# START OF DATA FOR THE TASK

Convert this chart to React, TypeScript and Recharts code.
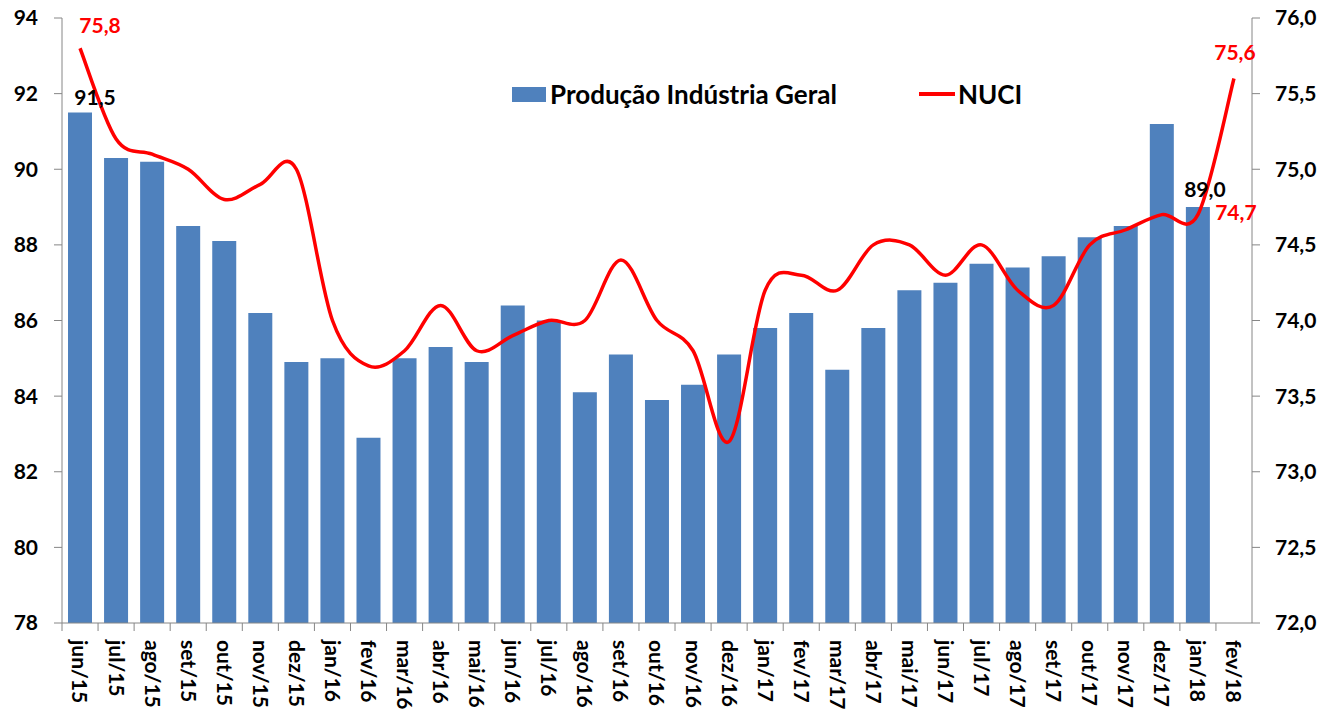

# END OF DATA FOR THE TASK
# START OF DATA FOR THE TASK

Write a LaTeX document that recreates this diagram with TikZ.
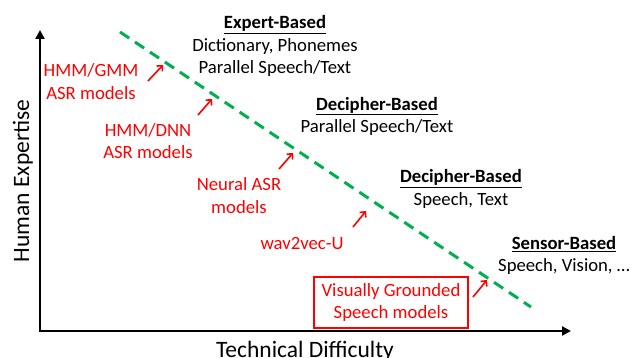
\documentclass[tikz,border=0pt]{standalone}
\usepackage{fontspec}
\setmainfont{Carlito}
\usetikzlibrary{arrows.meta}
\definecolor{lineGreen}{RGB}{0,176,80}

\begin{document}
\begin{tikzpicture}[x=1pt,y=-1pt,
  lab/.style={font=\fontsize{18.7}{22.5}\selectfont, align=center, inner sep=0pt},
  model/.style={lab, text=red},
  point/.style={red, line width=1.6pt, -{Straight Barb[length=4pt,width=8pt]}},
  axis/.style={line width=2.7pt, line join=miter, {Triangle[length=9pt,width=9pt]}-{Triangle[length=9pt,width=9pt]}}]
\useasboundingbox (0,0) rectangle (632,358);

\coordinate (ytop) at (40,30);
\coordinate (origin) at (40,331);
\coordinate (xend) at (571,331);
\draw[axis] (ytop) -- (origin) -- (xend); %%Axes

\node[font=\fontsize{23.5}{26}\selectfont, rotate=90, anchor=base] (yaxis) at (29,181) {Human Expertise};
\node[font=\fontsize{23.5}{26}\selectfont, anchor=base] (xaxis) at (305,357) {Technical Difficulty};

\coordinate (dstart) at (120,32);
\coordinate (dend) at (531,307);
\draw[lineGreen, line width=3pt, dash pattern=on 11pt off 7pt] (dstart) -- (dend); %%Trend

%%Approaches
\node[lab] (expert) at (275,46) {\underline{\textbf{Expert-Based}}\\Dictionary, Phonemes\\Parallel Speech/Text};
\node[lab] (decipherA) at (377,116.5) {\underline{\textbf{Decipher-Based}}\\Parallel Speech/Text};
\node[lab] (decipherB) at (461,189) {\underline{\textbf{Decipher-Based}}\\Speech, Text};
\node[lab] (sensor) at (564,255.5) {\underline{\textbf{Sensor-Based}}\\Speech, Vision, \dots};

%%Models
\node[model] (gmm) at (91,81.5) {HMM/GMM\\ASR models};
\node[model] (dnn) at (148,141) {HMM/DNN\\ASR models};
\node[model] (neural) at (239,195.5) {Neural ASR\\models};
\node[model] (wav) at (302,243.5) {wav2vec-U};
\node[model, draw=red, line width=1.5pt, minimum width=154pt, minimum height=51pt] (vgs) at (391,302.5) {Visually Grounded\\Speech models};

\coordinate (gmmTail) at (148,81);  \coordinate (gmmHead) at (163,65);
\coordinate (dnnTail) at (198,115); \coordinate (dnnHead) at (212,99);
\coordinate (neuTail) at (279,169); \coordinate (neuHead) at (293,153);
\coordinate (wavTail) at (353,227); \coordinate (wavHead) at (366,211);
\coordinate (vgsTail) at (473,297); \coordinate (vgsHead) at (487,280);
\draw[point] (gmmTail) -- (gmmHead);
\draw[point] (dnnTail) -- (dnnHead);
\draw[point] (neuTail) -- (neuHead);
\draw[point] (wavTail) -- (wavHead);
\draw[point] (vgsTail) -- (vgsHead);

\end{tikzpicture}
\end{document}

# END OF DATA FOR THE TASK

EXERCISE BRIEF =
Copy every line that contains the string "this".

THE REPLY =
Convert this chart to React, TypeScript and Recharts code.
Write a LaTeX document that recreates this diagram with TikZ.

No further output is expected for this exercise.